Task to carry out: Scan the material that follows. Copy every line containing the word "chart".

Dataset content:
-=-=-

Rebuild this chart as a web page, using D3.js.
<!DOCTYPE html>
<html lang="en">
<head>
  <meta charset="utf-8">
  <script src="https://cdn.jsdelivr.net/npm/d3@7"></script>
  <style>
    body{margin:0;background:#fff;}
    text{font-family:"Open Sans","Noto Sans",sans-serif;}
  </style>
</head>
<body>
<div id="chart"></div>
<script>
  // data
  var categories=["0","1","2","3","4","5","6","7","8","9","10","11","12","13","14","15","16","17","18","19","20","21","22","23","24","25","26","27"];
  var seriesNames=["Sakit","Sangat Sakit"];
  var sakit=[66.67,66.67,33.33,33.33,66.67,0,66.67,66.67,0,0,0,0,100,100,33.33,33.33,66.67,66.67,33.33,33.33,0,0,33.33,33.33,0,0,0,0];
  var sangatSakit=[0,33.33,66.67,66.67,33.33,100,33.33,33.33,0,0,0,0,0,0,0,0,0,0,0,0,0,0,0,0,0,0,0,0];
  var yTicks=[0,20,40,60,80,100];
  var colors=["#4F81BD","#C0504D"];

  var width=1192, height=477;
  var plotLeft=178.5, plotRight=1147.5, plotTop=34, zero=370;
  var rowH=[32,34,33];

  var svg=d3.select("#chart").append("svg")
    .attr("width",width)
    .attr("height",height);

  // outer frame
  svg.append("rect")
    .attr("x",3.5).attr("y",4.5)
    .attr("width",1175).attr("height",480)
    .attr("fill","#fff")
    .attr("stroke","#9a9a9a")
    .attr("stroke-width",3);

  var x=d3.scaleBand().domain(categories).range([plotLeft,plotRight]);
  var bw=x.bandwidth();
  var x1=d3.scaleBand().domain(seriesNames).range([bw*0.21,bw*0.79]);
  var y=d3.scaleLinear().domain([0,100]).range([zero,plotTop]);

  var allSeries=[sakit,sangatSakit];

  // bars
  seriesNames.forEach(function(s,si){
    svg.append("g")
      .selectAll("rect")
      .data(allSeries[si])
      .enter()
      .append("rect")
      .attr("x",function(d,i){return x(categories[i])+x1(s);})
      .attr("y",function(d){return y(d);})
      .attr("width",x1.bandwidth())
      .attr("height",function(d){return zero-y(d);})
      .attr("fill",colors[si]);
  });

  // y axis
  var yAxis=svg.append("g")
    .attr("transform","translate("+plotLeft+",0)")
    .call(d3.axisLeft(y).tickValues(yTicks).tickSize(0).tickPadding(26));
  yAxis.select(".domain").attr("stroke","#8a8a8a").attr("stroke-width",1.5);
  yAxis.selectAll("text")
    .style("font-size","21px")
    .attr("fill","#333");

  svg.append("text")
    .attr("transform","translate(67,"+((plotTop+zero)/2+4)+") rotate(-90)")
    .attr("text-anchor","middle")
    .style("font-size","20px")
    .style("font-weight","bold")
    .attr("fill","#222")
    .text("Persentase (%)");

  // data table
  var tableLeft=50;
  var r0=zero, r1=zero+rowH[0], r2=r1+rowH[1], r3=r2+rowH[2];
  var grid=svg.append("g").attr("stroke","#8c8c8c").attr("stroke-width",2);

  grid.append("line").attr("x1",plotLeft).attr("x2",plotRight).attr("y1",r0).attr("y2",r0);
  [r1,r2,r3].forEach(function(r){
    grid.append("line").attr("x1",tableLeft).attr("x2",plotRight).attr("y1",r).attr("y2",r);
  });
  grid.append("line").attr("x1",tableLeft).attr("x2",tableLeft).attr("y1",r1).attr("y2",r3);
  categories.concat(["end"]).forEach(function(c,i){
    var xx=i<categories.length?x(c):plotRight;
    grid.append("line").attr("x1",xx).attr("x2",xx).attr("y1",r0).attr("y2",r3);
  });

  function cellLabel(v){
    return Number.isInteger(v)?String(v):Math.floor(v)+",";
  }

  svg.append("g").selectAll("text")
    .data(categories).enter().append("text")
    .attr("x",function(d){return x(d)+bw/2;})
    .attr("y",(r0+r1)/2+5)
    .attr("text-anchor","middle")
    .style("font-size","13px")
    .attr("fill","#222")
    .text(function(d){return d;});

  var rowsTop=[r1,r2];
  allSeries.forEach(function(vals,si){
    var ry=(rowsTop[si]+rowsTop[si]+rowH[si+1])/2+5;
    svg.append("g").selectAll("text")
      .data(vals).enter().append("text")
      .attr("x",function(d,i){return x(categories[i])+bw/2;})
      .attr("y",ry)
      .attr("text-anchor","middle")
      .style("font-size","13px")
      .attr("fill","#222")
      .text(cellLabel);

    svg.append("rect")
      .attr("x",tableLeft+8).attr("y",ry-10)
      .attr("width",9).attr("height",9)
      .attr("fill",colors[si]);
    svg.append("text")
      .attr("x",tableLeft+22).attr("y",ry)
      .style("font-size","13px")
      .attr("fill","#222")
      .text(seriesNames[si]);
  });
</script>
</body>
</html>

-=-=-

The completed task:
Rebuild this chart as a web page, using D3.js.
<div id="chart"></div>
  var svg=d3.select("#chart").append("svg")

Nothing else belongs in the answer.